**Written exercise:** In the lines below, output everything from the first line through the line containing "color='#1e1e1e', zorder=3, clip_on=False)" exactly as it is. Pictures are not part of the output.

**Dataset extract:**
━━━━━━━━━━

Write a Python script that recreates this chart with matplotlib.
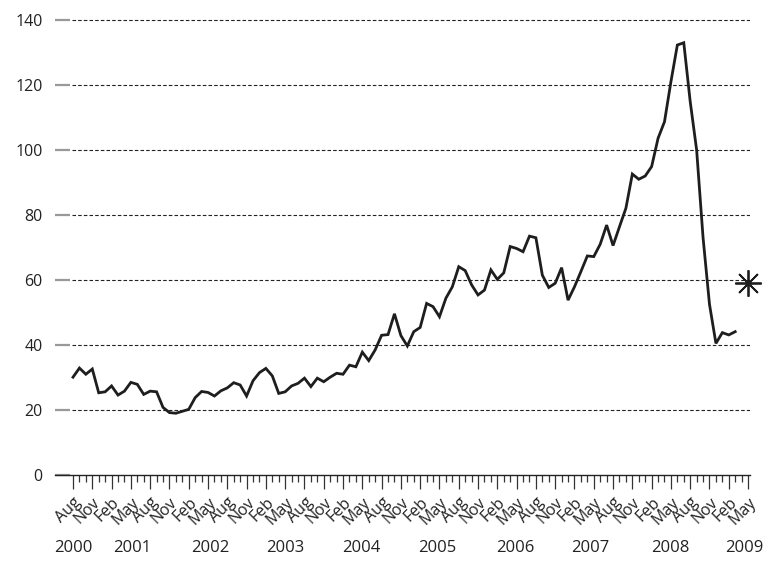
import matplotlib.pyplot as plt
import matplotlib.transforms as mtransforms

plt.rcParams['font.family'] = ['Open Sans', 'DejaVu Sans']

# monthly values, Aug 2000 .. Mar 2009
values = [30.1, 32.9, 31.0, 32.6, 25.3, 25.6, 27.4, 24.6, 25.8, 28.5, 27.9, 24.8,
          25.8, 25.6, 20.8, 19.2, 19.0, 19.6, 20.2, 23.8, 25.7, 25.4, 24.3, 25.9,
          26.8, 28.4, 27.7, 24.3, 29.0, 31.5, 32.8, 30.5, 25.1, 25.6, 27.4, 28.2,
          29.8, 27.2, 29.8, 28.7, 30.1, 31.3, 31.0, 33.8, 33.3, 37.8, 35.2, 38.5,
          43.0, 43.2, 49.6, 42.9, 39.7, 44.1, 45.4, 52.8, 51.8, 48.7, 54.4, 57.9,
          64.1, 62.9, 58.5, 55.4, 56.9, 63.1, 60.2, 62.2, 70.3, 69.7, 68.7, 73.5,
          73.0, 61.5, 57.7, 59.0, 63.8, 53.8, 57.9, 62.6, 67.4, 67.2, 71.0, 76.9,
          70.6, 76.4, 82.1, 92.6, 91.0, 92.0, 94.9, 103.6, 108.7, 121.0, 132.3, 133.0,
          114.9, 100.0, 73.0, 52.5, 40.5, 43.8, 43.1, 44.1]
months = list(range(len(values)))

# single marked point, May 2009
star_month = 105
star_value = 59

quarter_labels = (['Aug', 'Nov', 'Feb', 'May'] * 9)[:36]
years = ['2000', '2001', '2002', '2003', '2004', '2005', '2006', '2007', '2008', '2009']
year_pos = [0, 9.2, 21.3, 33.0, 44.8, 56.6, 68.8, 80.4, 92.9, 104.4]
yticks = [0, 20, 40, 60, 80, 100, 120, 140]

fig = plt.figure(figsize=(7.63, 5.64), dpi=100)
ax = fig.add_axes([55 / 763, 89 / 564, 695 / 763, 145 * 3.25 / 564])
ax.set_xlim(-2.8, 105.3)
ax.set_ylim(0, 145)

for s in ['top', 'right', 'left']:
    ax.spines[s].set_visible(False)
ax.spines['bottom'].set_color('#222222')
ax.spines['bottom'].set_linewidth(1.0)

ax.hlines(yticks[1:], -0.2, 105.3, colors='#222222', linewidth=0.8,
          linestyles=(0, (3.2, 1.9)), zorder=1)

ax.plot(months, values, color='#1e1e1e', linewidth=2.0, solid_joinstyle='miter', zorder=3)
ax.plot([star_month], [star_value], linestyle='none', marker=(8, 2, 0),
        markersize=19, markeredgewidth=1.3, color='#1e1e1e', zorder=3, clip_on=False)

ax.set_yticks(yticks)
ax.set_yticklabels([str(v) for v in yticks])
ax.tick_params(axis='y', direction='in', length=11, width=1.6, color='#999999',
               pad=9, labelsize=11.5, labelcolor='#222222')

ax.set_xticks(list(range(0, 106, 3)))
ax.set_xticklabels(quarter_labels)
ax.set_xticks(list(range(0, 106)), minor=True)
ax.tick_params(axis='x', which='major', direction='out', length=10, width=0.9,
               color='#333333', labelsize=11.5, labelcolor='#222222', pad=4)
ax.tick_params(axis='x', which='minor', direction='out', length=5, width=0.9,
               color='#333333')
for lab in ax.get_xticklabels():
    lab.set_rotation(45)
    lab.set_ha('right')
    lab.set_va('top')
    lab.set_rotation_mode('anchor')

trans = mtransforms.blended_transform_factory(ax.transData, fig.transFigure)
for yr, xp in zip(years, year_pos):
    ax.text(xp, 16 / 564, yr, transform=trans, ha='center', va='center',
            fontsize=12, color='#222222')

fig.savefig('out.png', dpi=100)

━━━━━━━━━━

**Finished answer:**
Write a Python script that recreates this chart with matplotlib.
import matplotlib.pyplot as plt
import matplotlib.transforms as mtransforms

plt.rcParams['font.family'] = ['Open Sans', 'DejaVu Sans']

# monthly values, Aug 2000 .. Mar 2009
values = [30.1, 32.9, 31.0, 32.6, 25.3, 25.6, 27.4, 24.6, 25.8, 28.5, 27.9, 24.8,
          25.8, 25.6, 20.8, 19.2, 19.0, 19.6, 20.2, 23.8, 25.7, 25.4, 24.3, 25.9,
          26.8, 28.4, 27.7, 24.3, 29.0, 31.5, 32.8, 30.5, 25.1, 25.6, 27.4, 28.2,
          29.8, 27.2, 29.8, 28.7, 30.1, 31.3, 31.0, 33.8, 33.3, 37.8, 35.2, 38.5,
          43.0, 43.2, 49.6, 42.9, 39.7, 44.1, 45.4, 52.8, 51.8, 48.7, 54.4, 57.9,
          64.1, 62.9, 58.5, 55.4, 56.9, 63.1, 60.2, 62.2, 70.3, 69.7, 68.7, 73.5,
          73.0, 61.5, 57.7, 59.0, 63.8, 53.8, 57.9, 62.6, 67.4, 67.2, 71.0, 76.9,
          70.6, 76.4, 82.1, 92.6, 91.0, 92.0, 94.9, 103.6, 108.7, 121.0, 132.3, 133.0,
          114.9, 100.0, 73.0, 52.5, 40.5, 43.8, 43.1, 44.1]
months = list(range(len(values)))

# single marked point, May 2009
star_month = 105
star_value = 59

quarter_labels = (['Aug', 'Nov', 'Feb', 'May'] * 9)[:36]
years = ['2000', '2001', '2002', '2003', '2004', '2005', '2006', '2007', '2008', '2009']
year_pos = [0, 9.2, 21.3, 33.0, 44.8, 56.6, 68.8, 80.4, 92.9, 104.4]
yticks = [0, 20, 40, 60, 80, 100, 120, 140]

fig = plt.figure(figsize=(7.63, 5.64), dpi=100)
ax = fig.add_axes([55 / 763, 89 / 564, 695 / 763, 145 * 3.25 / 564])
ax.set_xlim(-2.8, 105.3)
ax.set_ylim(0, 145)

for s in ['top', 'right', 'left']:
    ax.spines[s].set_visible(False)
ax.spines['bottom'].set_color('#222222')
ax.spines['bottom'].set_linewidth(1.0)

ax.hlines(yticks[1:], -0.2, 105.3, colors='#222222', linewidth=0.8,
          linestyles=(0, (3.2, 1.9)), zorder=1)

ax.plot(months, values, color='#1e1e1e', linewidth=2.0, solid_joinstyle='miter', zorder=3)
ax.plot([star_month], [star_value], linestyle='none', marker=(8, 2, 0),
        markersize=19, markeredgewidth=1.3, color='#1e1e1e', zorder=3, clip_on=False)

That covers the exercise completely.